Personal information
- Full name: Trent Bartlett
- Born: 26 November 1976 (age 48)
- Original team: Deloraine
- Draft: 45th, 1993 AFL draft
- Height: 189 cm (6 ft 2 in)
- Weight: 95 kg (209 lb)

Playing career^{1}
- Years: Club / Games (Goals)
- 1995–1996: Brisbane Bears / 22 0(1)
- 1998–1999: Brisbane Lions / 17 0(7)
- 2000–2002: Western Bulldogs / 42 (34)
- Total:  / 81 (42)
- ^{1} Playing statistics correct to the end of 2002.

= Trent Bartlett =

Australian rules footballer

Trent Bartlett (born 26 November 1976) is a former Australian rules footballer who played with the Brisbane Bears, Brisbane Lions and Western Bulldogs in the Australian Football League (AFL).

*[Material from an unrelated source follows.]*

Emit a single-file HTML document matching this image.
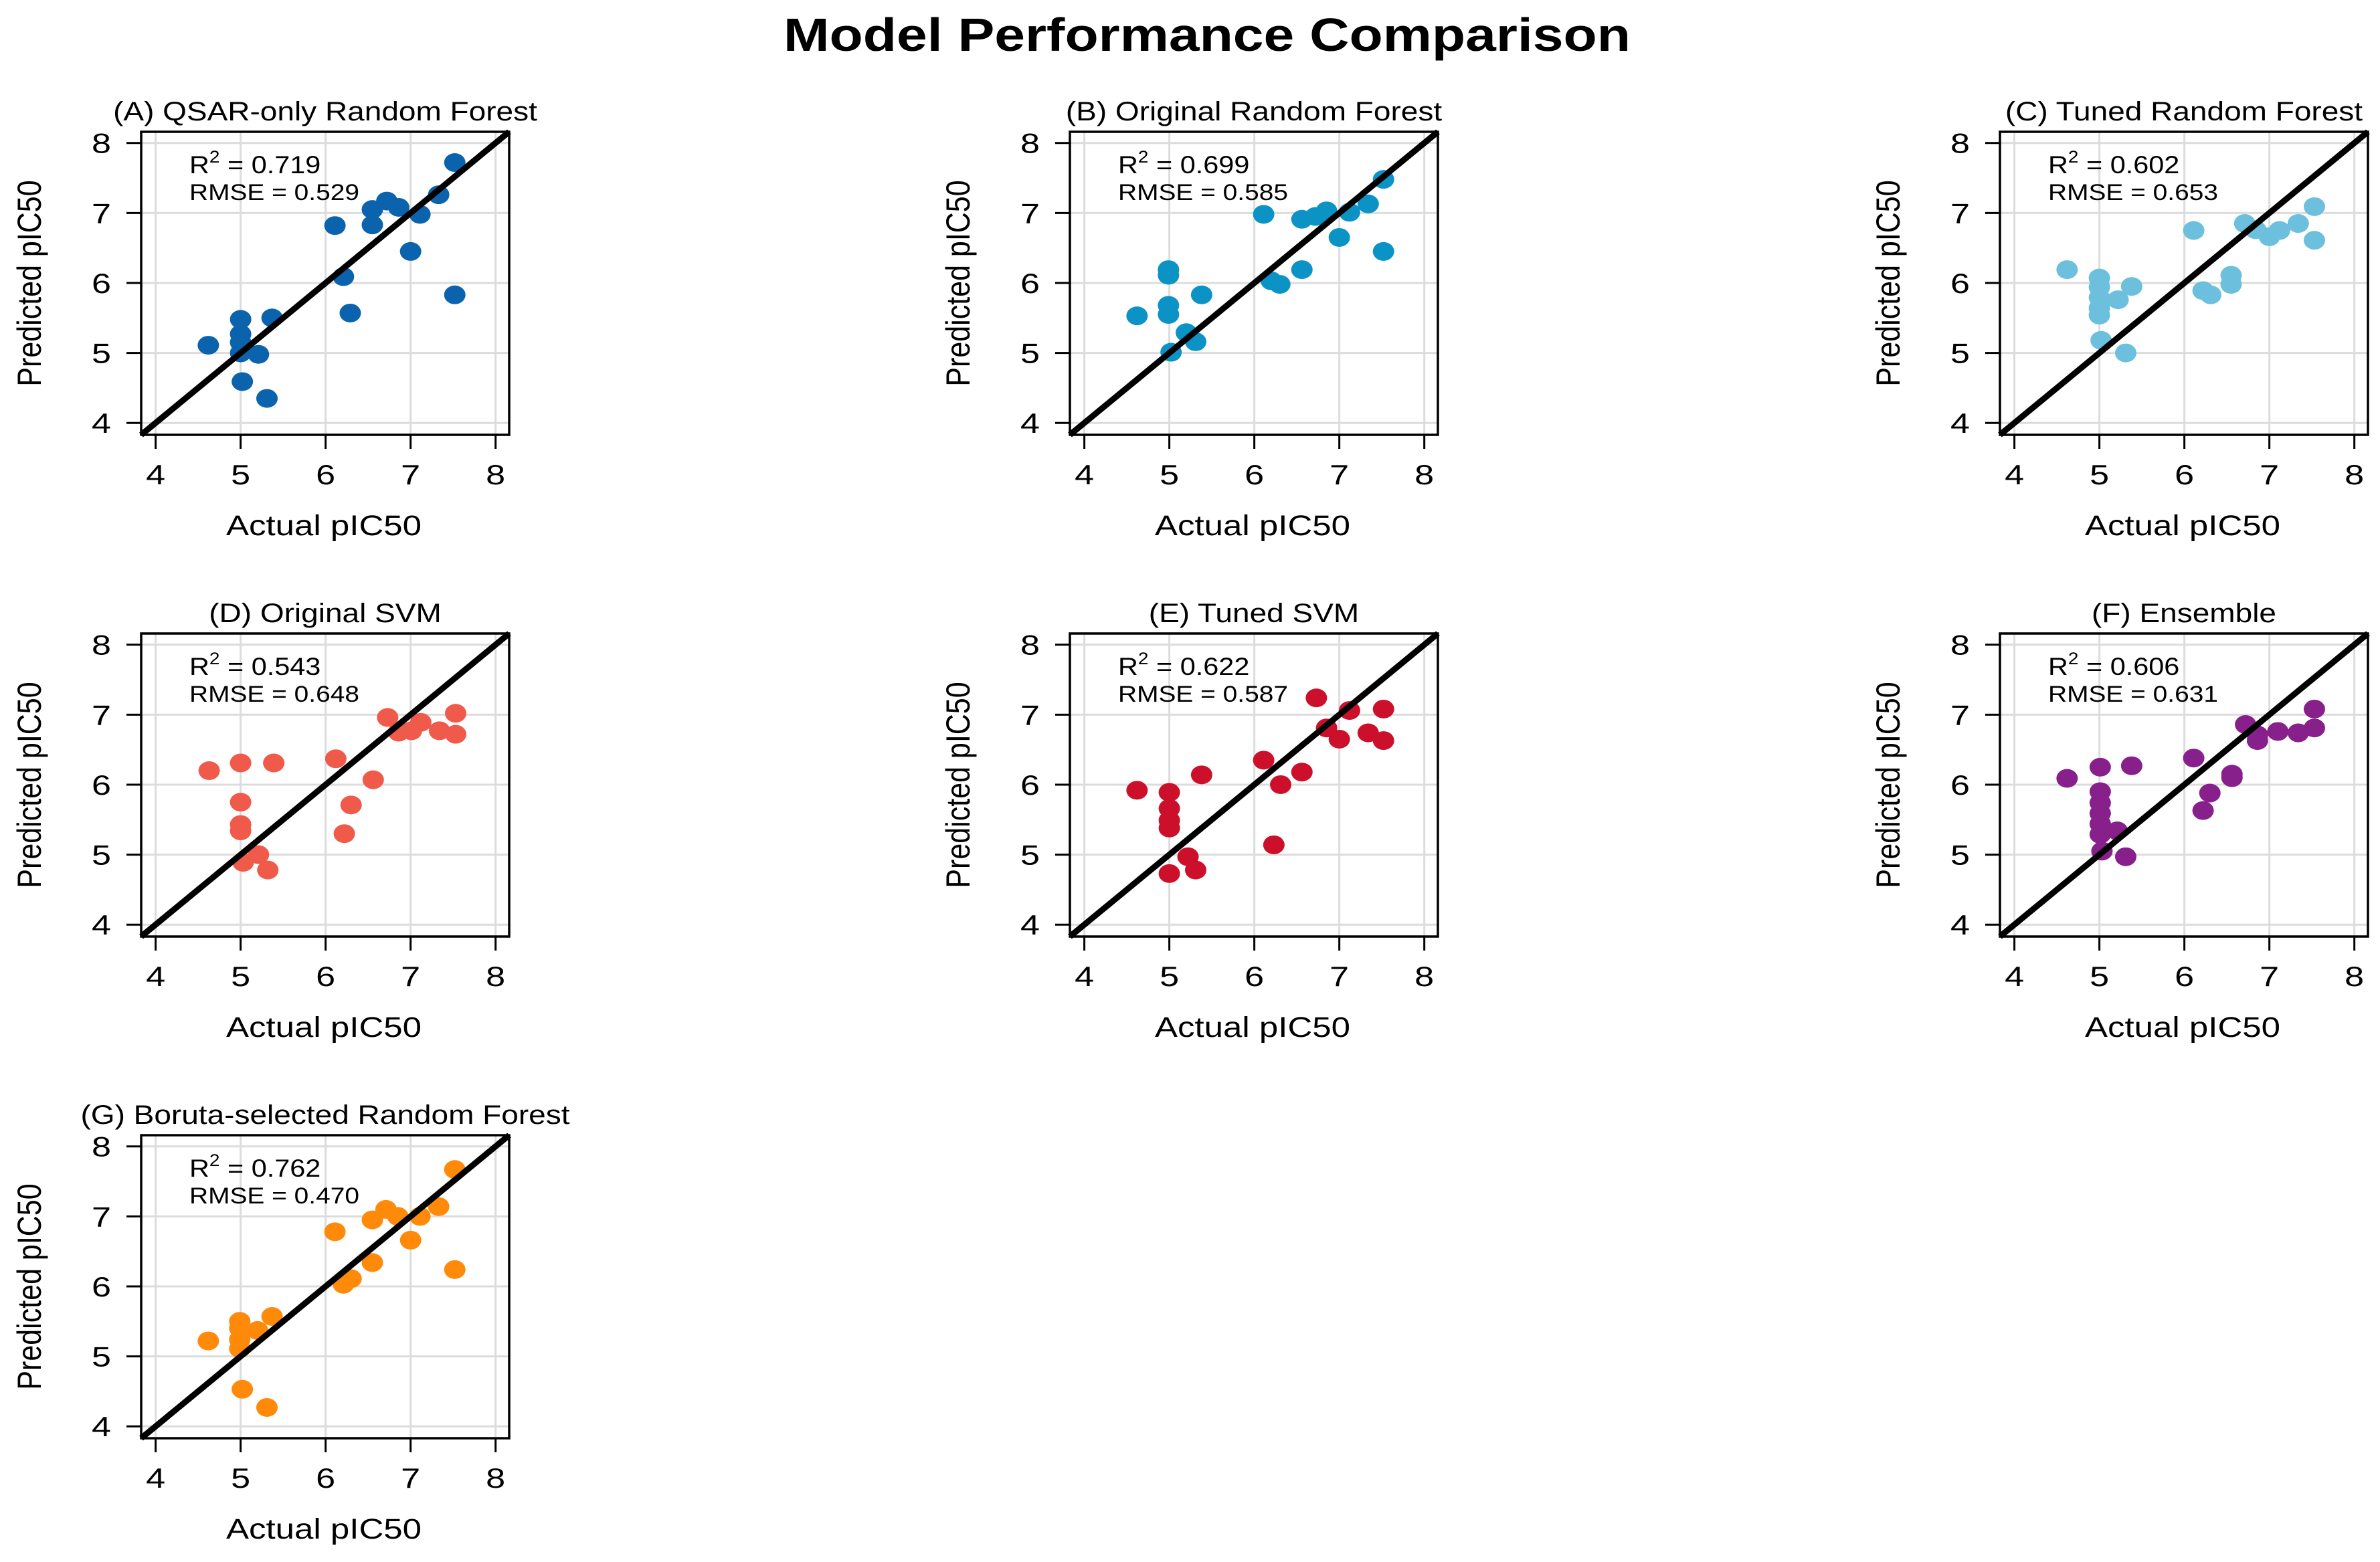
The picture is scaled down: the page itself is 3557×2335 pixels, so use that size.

Bartlett captained Tasmania in the Teal Cup and was playing for Deloraine when he was picked up by the Brisbane Bears, with the 45th selection of the 1993 AFL draft. He was used at centre half back at the Bears and spent some time as a key forward when he switched to the Lions in 1998, only after sitting out of football in 1997 with an ankle injury.

He was traded to the Western Bulldogs in 2000, for Michael Martin and played 21 games for the season. As a tall forward, he kicked five goals in a win over Carlton that year.

Bartlett played for Tasmanian Devils Football Club in the Victorian Football League between 2003 and 2006.

In 2016 Bartlett was appointed coach of the Clarence Football Club however resigned from the position in June 2016.